*DIRECTIONS*
The material below should be written out in full and exactly; pictures stay out of the copy.

..............................

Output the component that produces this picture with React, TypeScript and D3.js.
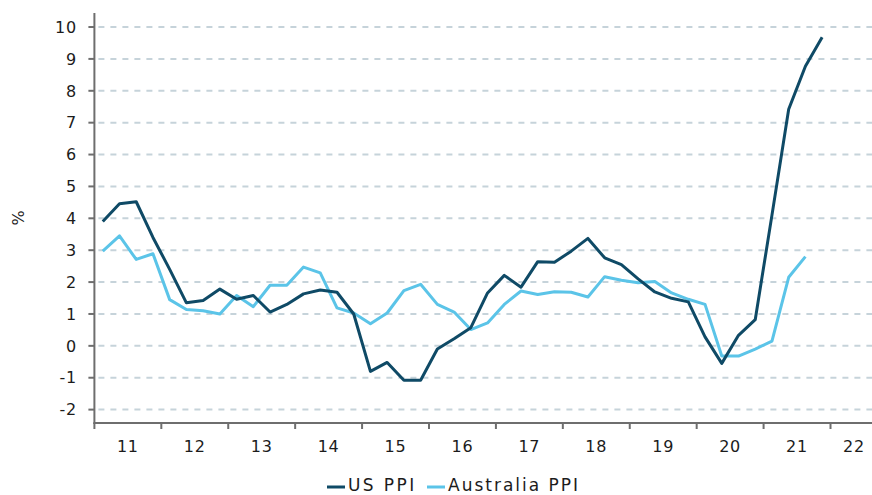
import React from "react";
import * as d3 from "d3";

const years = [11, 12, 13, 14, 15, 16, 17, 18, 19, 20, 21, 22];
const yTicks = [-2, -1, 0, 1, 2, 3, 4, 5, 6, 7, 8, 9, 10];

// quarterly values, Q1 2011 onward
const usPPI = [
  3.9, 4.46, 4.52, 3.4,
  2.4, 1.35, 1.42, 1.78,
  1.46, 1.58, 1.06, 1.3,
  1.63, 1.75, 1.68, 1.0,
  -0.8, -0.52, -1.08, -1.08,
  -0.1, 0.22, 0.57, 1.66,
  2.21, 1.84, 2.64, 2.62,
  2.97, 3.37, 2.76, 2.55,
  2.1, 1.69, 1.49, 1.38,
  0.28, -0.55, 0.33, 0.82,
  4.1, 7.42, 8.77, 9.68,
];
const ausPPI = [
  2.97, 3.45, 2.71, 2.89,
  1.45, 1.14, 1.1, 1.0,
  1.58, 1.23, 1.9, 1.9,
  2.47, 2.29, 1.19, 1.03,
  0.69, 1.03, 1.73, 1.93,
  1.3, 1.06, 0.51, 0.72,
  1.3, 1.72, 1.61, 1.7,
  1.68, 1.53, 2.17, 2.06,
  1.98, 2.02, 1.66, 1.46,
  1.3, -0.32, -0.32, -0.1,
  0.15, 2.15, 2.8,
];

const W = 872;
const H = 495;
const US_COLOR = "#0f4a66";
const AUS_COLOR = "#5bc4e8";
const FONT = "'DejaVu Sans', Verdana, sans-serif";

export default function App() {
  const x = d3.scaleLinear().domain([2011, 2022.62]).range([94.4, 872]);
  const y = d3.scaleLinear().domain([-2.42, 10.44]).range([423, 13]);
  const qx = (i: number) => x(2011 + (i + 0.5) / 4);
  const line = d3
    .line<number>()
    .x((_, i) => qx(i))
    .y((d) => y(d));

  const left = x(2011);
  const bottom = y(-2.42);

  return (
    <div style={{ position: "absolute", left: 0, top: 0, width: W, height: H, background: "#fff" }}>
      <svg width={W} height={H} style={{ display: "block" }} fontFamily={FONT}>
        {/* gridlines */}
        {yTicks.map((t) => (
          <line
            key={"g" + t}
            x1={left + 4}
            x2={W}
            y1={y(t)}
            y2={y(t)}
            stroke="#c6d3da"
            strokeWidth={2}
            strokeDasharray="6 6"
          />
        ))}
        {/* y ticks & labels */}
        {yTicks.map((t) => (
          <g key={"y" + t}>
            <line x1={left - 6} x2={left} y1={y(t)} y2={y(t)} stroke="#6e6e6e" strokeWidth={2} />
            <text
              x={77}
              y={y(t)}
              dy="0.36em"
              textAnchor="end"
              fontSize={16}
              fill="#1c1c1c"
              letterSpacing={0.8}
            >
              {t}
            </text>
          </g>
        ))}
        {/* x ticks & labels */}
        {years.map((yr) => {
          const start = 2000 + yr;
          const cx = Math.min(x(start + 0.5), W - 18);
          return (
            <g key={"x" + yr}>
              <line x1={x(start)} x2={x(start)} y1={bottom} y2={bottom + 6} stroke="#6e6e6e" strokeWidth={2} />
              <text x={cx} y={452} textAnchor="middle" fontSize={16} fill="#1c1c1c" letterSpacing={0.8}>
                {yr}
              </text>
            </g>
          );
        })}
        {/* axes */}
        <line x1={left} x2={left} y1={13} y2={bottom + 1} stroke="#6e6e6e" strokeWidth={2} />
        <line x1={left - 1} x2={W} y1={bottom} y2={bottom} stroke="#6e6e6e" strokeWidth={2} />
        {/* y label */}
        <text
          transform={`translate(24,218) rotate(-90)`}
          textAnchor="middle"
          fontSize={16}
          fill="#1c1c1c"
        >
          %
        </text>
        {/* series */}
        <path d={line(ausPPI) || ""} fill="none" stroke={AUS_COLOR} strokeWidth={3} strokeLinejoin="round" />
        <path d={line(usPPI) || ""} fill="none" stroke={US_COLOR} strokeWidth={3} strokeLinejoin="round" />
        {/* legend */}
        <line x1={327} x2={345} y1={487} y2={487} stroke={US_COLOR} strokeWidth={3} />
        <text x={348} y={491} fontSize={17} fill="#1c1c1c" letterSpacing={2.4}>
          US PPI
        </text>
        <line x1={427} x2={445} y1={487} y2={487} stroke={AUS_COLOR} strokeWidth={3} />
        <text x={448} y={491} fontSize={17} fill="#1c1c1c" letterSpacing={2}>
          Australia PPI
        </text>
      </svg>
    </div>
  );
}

..............................

*RESPONSE TO THIS TASK*
Output the component that produces this picture with React, TypeScript and D3.js.
import React from "react";
import * as d3 from "d3";

const years = [11, 12, 13, 14, 15, 16, 17, 18, 19, 20, 21, 22];
const yTicks = [-2, -1, 0, 1, 2, 3, 4, 5, 6, 7, 8, 9, 10];

// quarterly values, Q1 2011 onward
const usPPI = [
  3.9, 4.46, 4.52, 3.4,
  2.4, 1.35, 1.42, 1.78,
  1.46, 1.58, 1.06, 1.3,
  1.63, 1.75, 1.68, 1.0,
  -0.8, -0.52, -1.08, -1.08,
  -0.1, 0.22, 0.57, 1.66,
  2.21, 1.84, 2.64, 2.62,
  2.97, 3.37, 2.76, 2.55,
  2.1, 1.69, 1.49, 1.38,
  0.28, -0.55, 0.33, 0.82,
  4.1, 7.42, 8.77, 9.68,
];
const ausPPI = [
  2.97, 3.45, 2.71, 2.89,
  1.45, 1.14, 1.1, 1.0,
  1.58, 1.23, 1.9, 1.9,
  2.47, 2.29, 1.19, 1.03,
  0.69, 1.03, 1.73, 1.93,
  1.3, 1.06, 0.51, 0.72,
  1.3, 1.72, 1.61, 1.7,
  1.68, 1.53, 2.17, 2.06,
  1.98, 2.02, 1.66, 1.46,
  1.3, -0.32, -0.32, -0.1,
  0.15, 2.15, 2.8,
];

const W = 872;
const H = 495;
const US_COLOR = "#0f4a66";
const AUS_COLOR = "#5bc4e8";
const FONT = "'DejaVu Sans', Verdana, sans-serif";

export default function App() {
  const x = d3.scaleLinear().domain([2011, 2022.62]).range([94.4, 872]);
  const y = d3.scaleLinear().domain([-2.42, 10.44]).range([423, 13]);
  const qx = (i: number) => x(2011 + (i + 0.5) / 4);
  const line = d3
    .line<number>()
    .x((_, i) => qx(i))
    .y((d) => y(d));

  const left = x(2011);
  const bottom = y(-2.42);

  return (
    <div style={{ position: "absolute", left: 0, top: 0, width: W, height: H, background: "#fff" }}>
      <svg width={W} height={H} style={{ display: "block" }} fontFamily={FONT}>
        {/* gridlines */}
        {yTicks.map((t) => (
          <line
            key={"g" + t}
            x1={left + 4}
            x2={W}
            y1={y(t)}
            y2={y(t)}
            stroke="#c6d3da"
            strokeWidth={2}
            strokeDasharray="6 6"
          />
        ))}
        {/* y ticks & labels */}
        {yTicks.map((t) => (
          <g key={"y" + t}>
            <line x1={left - 6} x2={left} y1={y(t)} y2={y(t)} stroke="#6e6e6e" strokeWidth={2} />
            <text
              x={77}
              y={y(t)}
              dy="0.36em"
              textAnchor="end"
              fontSize={16}
              fill="#1c1c1c"
              letterSpacing={0.8}
            >
              {t}
            </text>
          </g>
        ))}
        {/* x ticks & labels */}
        {years.map((yr) => {
          const start = 2000 + yr;
          const cx = Math.min(x(start + 0.5), W - 18);
          return (
            <g key={"x" + yr}>
              <line x1={x(start)} x2={x(start)} y1={bottom} y2={bottom + 6} stroke="#6e6e6e" strokeWidth={2} />
              <text x={cx} y={452} textAnchor="middle" fontSize={16} fill="#1c1c1c" letterSpacing={0.8}>
                {yr}
              </text>
            </g>
          );
        })}
        {/* axes */}
        <line x1={left} x2={left} y1={13} y2={bottom + 1} stroke="#6e6e6e" strokeWidth={2} />
        <line x1={left - 1} x2={W} y1={bottom} y2={bottom} stroke="#6e6e6e" strokeWidth={2} />
        {/* y label */}
        <text
          transform={`translate(24,218) rotate(-90)`}
          textAnchor="middle"
          fontSize={16}
          fill="#1c1c1c"
        >
          %
        </text>
        {/* series */}
        <path d={line(ausPPI) || ""} fill="none" stroke={AUS_COLOR} strokeWidth={3} strokeLinejoin="round" />
        <path d={line(usPPI) || ""} fill="none" stroke={US_COLOR} strokeWidth={3} strokeLinejoin="round" />
        {/* legend */}
        <line x1={327} x2={345} y1={487} y2={487} stroke={US_COLOR} strokeWidth={3} />
        <text x={348} y={491} fontSize={17} fill="#1c1c1c" letterSpacing={2.4}>
          US PPI
        </text>
        <line x1={427} x2={445} y1={487} y2={487} stroke={AUS_COLOR} strokeWidth={3} />
        <text x={448} y={491} fontSize={17} fill="#1c1c1c" letterSpacing={2}>
          Australia PPI
        </text>
      </svg>
    </div>
  );
}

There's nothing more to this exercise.